Legal experts believe the publisher of Vogue magazine has a strong case in a trademark lawsuit that could cost rappers 21 Savage and Drake millions.

In the days leading up to the release of the duo's collab album, Her Loss, rappers 21 Savage and Drake shared photos of — and later distributed — copies of a fake Vogue featuring them on the cover. On Monday, Vogue publisher Condé Nast filed a 30-page lawsuit alleging that the creation of a "counterfeit version of perhaps one of the most carefully curated covers in all of the publication business" violated the media company's trademark rights.

Condé Nast is now seeking at least $4 million in damages, or triple any profits from the album and the fake Vogue issues.

"I think it's it's an easy case for them to win," said Barton Beebe, a law professor at New York University, who specializes in intellectual property law. "And I think that they'll get the injunction, the injunctive relief, ordering the marketing campaign to stop. It seems to me an interesting question would be if Vogue wants to pursue this all the way to damages, because they could be in the millions for this kind of conduct."

With a lawsuit filed just days earlier, it's hard to pinpoint how the case might move forward. One option for Condé Nast, according to Beebe, could be filing a temporary restraining order, or a preliminary injunction, in the following days to stop further promotions of the fake Vogue. As of Wednesday afternoon, the original post on Drake's Instagram page is now gone.

And because the rappers promoted parody content with other media entities — such as pretending to take part in an NPR Tiny Desk concert and a performance on Saturday Night Live — others could come forward with similar lawsuits.

"They're just trying to sell something, and they're making up fake news to do it," Beebe said. "And so it would be understandable if the other targets of this media campaign also brought suit."

However, the rappers could argue that trademark law "does not have a specific parody defense," according to Mark P. McKenna, a law professor at UCLA who specializes in intellectual property and privacy law.

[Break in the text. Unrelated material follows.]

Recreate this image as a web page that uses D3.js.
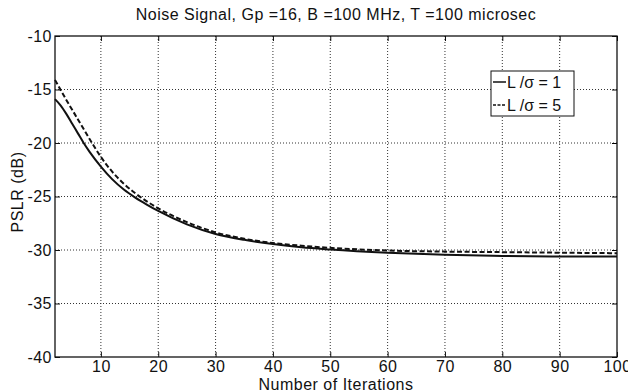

"The basic idea of trademark infringement is that the plaintiff has to show likelihood of confusion," McKenna said. "And so, what you see some courts sometimes say is, if the parody is clear, then there's not going to be any confusion because people will understand that it's a parody."

But the attention generated from the lawsuit could be one way to give more attention to the album's release.

"That's part of the stunt, right?" McKenna said. "There was a sort of calculated risk being made here. I mean, even if the court orders them to stop doing this, like they've already done it, they've gotten the attention. I think that's why Vogue is trying to seek money: to make it painful enough for people so that they won't do it."

This is not the first time a musician has recently faced a trademark infringement lawsuit while promoting a new release.

Nike sued brand MSCHF after it collaborated with rapper Lil Nas X on modifying Nike Air Max 97s into "Satan Shoes" that were sold at the same time that the rapper released his single "Montero (Call Me By Your Name)" in 2021. After immediately stopping any further sales of the shoes, Nike eventually settled the lawsuit with MSCHF.